If you find low cost materials that do the trick, good going. But usually you have more work to do. "Reductions in material cost don't necessarily yield reductions in piece-part cost," Kmetz says. In fact, he and other materials selection experts agree that the opposite is often true. Materials exert a strong influence on such big-ticket cost drivers as manufacturability and assembly. For example, materials influence cycle times, which in turn influence piece-part costs and capital expendiures for manufacturing equipment. You can also trace a host of indirect costs back to materials choices, Dewhurst points out. These include storage, handling, lifecycle costs, and even some design-engineering overhead since some materials need more engineering attention than others.

Materials choice also helps or hinders your efforts to create designs with fewer parts, which represents the single most important cost avoidance strategy. "You don't have to pay for components that you don' t have to make," Dewhurst says. Because successful parts consolidation tends to up the ante on the remaining components' functional requirements, these designs can call for higher- performing materials and advanced manufacturing processes.

That's true for plastics. Mark Matsco, manager of applications engineering for Bayer Material Science, explains that stiffer, stonger materials may seem to cost more. But these higher-performing plastics can enable thinner wall sections and ribs, which tips the cost scales in two ways-by cutting materials usage and reducing molding cycle times. Advanced processes can make a difference, too. Matsco estimates, for example, that gas assist molding can reduce piece-part costs by as much as 30 percent in the right applications. How? It hollows out parts, so they cool faster and use less material.

The same sort of cost logic applies to steel too. "People want to consolidate parts for the sake of cost while still meeting safety, NVH, and weight requirements," says Bart DePompolo, a technical manager at U.S. Steel. Reconciling these conflicting design goals has started to fuel the use of tailor-welded blanks made partially or entirely from different grades of advanced high strength steels. These blanks might cost more upfront, even double the cost of traditional blanks, DePompolo concedes. But they have a long list of cost benefits. "If you make three fewer parts, that's three presses you're not tying up and three sets of dies you no longer need to build and maintain," he says. Plus, you have fewer parts to weld, creating further direct labor, capital equipment and energy savings. DePompolo says further indirect savings-mostly related to logistics, weight reduction, and performance improvements-also favor tailored blanks

Once you consider manufacturing and indirect materials costs, plenty of materials that once seemed expensive start to look like a real bargain. Consider titanium, for example. "Sure it's considered expensive," says Tom Zuccarrini, who manages consumer and medical applications for Dynamet, a leading titanium supplier.
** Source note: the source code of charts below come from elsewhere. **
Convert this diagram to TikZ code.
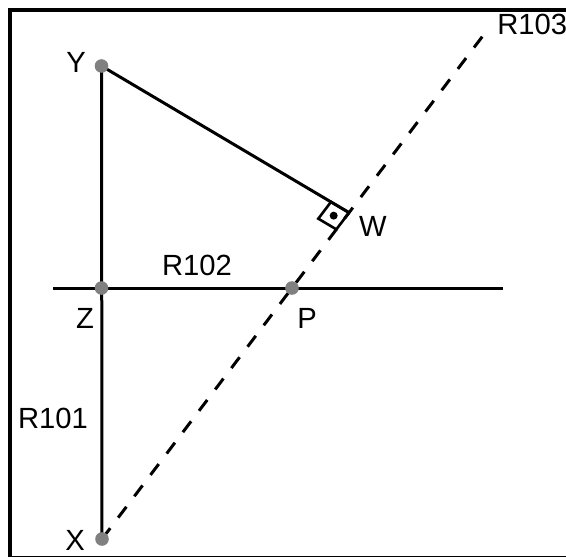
\documentclass[tikz,border=0pt]{standalone}
\usepackage{fontspec}
\setmainfont{Liberation Sans}
\usetikzlibrary{calc}
\begin{document}
\begin{tikzpicture}[x=0.5pt,y=-0.5pt,
  seg/.style={line width=1.5pt,black},
  dashseg/.style={line width=1.5pt,black,dash pattern=on 6.8pt off 6.6pt},
  ptdot/.style={circle,fill=black!50,inner sep=0pt,minimum size=6.8pt},
  lbl/.style={inner sep=0pt,font=\fontsize{14.6}{17}\selectfont},
  frame/.style={line width=1.6pt,black}]
\useasboundingbox (0,0) rectangle (566,556);
% frame
\draw[frame] (10,10) rectangle (620,557.5);
% points
\coordinate (Y) at (101.5,66);
\coordinate (Z) at (101.5,288);
\coordinate (X) at (102,539);
\coordinate (T) at (485,33);
\coordinate (L) at (53,288);
\coordinate (Rr) at (503,288);
\path let \p1=(X), \p2=(T) in coordinate (P) at ({\x1+(288-539)/(33-539)*(\x2-\x1)},288);
\coordinate (W) at ($(X)!0.645!(T)$);
% lines
\draw[seg] (Y) -- (X);
\draw[seg] (L) -- (Rr);
\draw[dashseg] (X) -- (T);
\draw[seg] (Y) -- (W);
% right angle mark
\coordinate (Wa) at ($(W)!10.5pt!(Y)$);
\coordinate (Wb) at ($(W)!10.5pt!(X)$);
\coordinate (Wc) at ($(Wa)+(Wb)-(W)$);
\draw[line width=1.3pt,line join=miter] (W) -- (Wa) -- (Wc) -- (Wb) -- cycle;
\fill (barycentric cs:Wa=1,Wb=1) circle (2pt);
% dots
\node[ptdot] (nY) at (Y) {};
\node[ptdot] (nZ) at (Z) {};
\node[ptdot] (nX) at (X) {};
\node[ptdot] (nP) at (P) {};
% labels
\node[lbl] (tY) at (76,62) {Y};
\node[lbl] (tZ) at (85,318) {Z};
\node[lbl] (tP) at (307,318) {P};
\node[lbl] (tX) at (75,540) {X};
\node[lbl] (tW) at (373,226) {W};
\node[lbl] (tR102) at (197,265) {R102};
\node[lbl] (tR101) at (53,418) {R101};
\node[lbl,anchor=west] (tR103) at (497,24) {R103};
\end{tikzpicture}
\end{document}
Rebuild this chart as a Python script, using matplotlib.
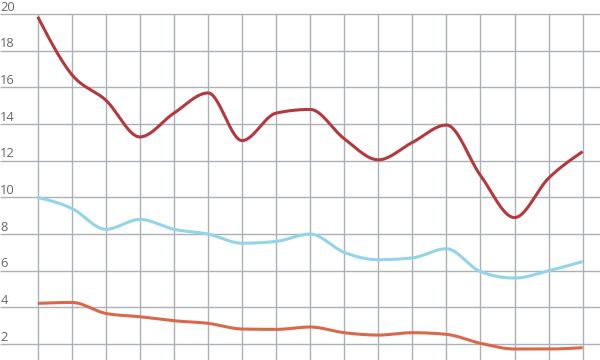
import matplotlib
matplotlib.use("Agg")
import matplotlib.pyplot as plt
import numpy as np

x = np.arange(17)
red = [19.85, 16.7, 15.3, 13.3, 14.6, 15.7, 13.1, 14.6, 14.8, 13.2, 12.05,
       13.0, 13.95, 11.2, 8.9, 11.05, 12.5]
blue = [10.0, 9.4, 8.26, 8.8, 8.26, 8.0, 7.5, 7.6, 8.0, 7.0, 6.6,
        6.7, 7.2, 5.95, 5.6, 6.0, 6.5]
orange = [4.22, 4.27, 3.67, 3.49, 3.27, 3.13, 2.82, 2.8, 2.93, 2.62, 2.49,
          2.62, 2.53, 2.04, 1.73, 1.73, 1.8]
yticks = [2, 4, 6, 8, 10, 12, 14, 16, 18, 20]


def monotone(xs, ys, n=30):
    # monotone cubic (like d3 curveMonotoneX), drawn as bezier pieces
    xs = np.asarray(xs, float)
    ys = np.asarray(ys, float)
    h = np.diff(xs)
    s = np.diff(ys) / h
    t = np.zeros(len(xs))
    for i in range(1, len(xs) - 1):
        p = (s[i - 1] * h[i] + s[i] * h[i - 1]) / (h[i - 1] + h[i])
        t[i] = (np.sign(s[i - 1]) + np.sign(s[i])) * min(abs(s[i - 1]), abs(s[i]), 0.5 * abs(p))
    t[0] = (3 * s[0] - t[1]) / 2
    t[-1] = (3 * s[-1] - t[-2]) / 2
    px, py = [], []
    u = np.linspace(0, 1, n)
    for i in range(len(xs) - 1):
        dx = h[i] / 3
        p0 = (xs[i], ys[i])
        p1 = (xs[i] + dx, ys[i] + dx * t[i])
        p2 = (xs[i + 1] - dx, ys[i + 1] - dx * t[i + 1])
        p3 = (xs[i + 1], ys[i + 1])
        bx = (1 - u) ** 3 * p0[0] + 3 * (1 - u) ** 2 * u * p1[0] + 3 * (1 - u) * u ** 2 * p2[0] + u ** 3 * p3[0]
        by = (1 - u) ** 3 * p0[1] + 3 * (1 - u) ** 2 * u * p1[1] + 3 * (1 - u) * u ** 2 * p2[1] + u ** 3 * p3[1]
        px.extend(bx)
        py.extend(by)
    return px, py


fig = plt.figure(figsize=(6, 3.6), dpi=100)
ax = fig.add_axes([0, 0, 1, 1])
x0, x1 = -1.11, 16.51
y0, y1 = 1.13, 20.77
ax.set_xlim(x0, x1)
ax.set_ylim(y0, y1)
ax.axis("off")

grid = "#acb1b6"
ax.hlines(yticks, x0, x1, color=grid, lw=1, zorder=1)
ax.vlines(x, y0, 20, color=grid, lw=1, zorder=1)
for v in yticks:
    ax.text(x0 + 0.01, v + 0.38, str(v), ha="left", va="center",
            fontsize=9.3, color="#666666", family="Open Sans")

for ys, c in [(red, "#b5383d"), (blue, "#93d4e9"), (orange, "#d9694a")]:
    px, py = monotone(x, ys)
    ax.plot(px, py, color=c, lw=2.2, solid_capstyle="butt", zorder=3)

plt.savefig("out.png", dpi=100)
But he estimates that titanium's price may represent as little as 3 percent of the total cost of a complex finished titanium component. On less complex shapes, that raw material cost might climb to 20 percent. So where does the rest of cost come from? Largely from machining and related costs, it turns out. And over the past few years, even the cost of machining has fallen. Dynamet, for example, offers "engineered shapes," rolled titanium rod and bar stock whose tight dimensional tolerances can lessen the amount of machining versus traditional bar stock.

So how do you know if that seemingly expensive material will produce a big enough bang for the buck? The same way you know whether that cheap material will do the trick. Go the extra mile on research. Dewhurst argues that too many companies blindly favor what they know and don't take enough time to look at alternative materials and processes. "Engineers sometimes have to stick their neck out and try something different," he says.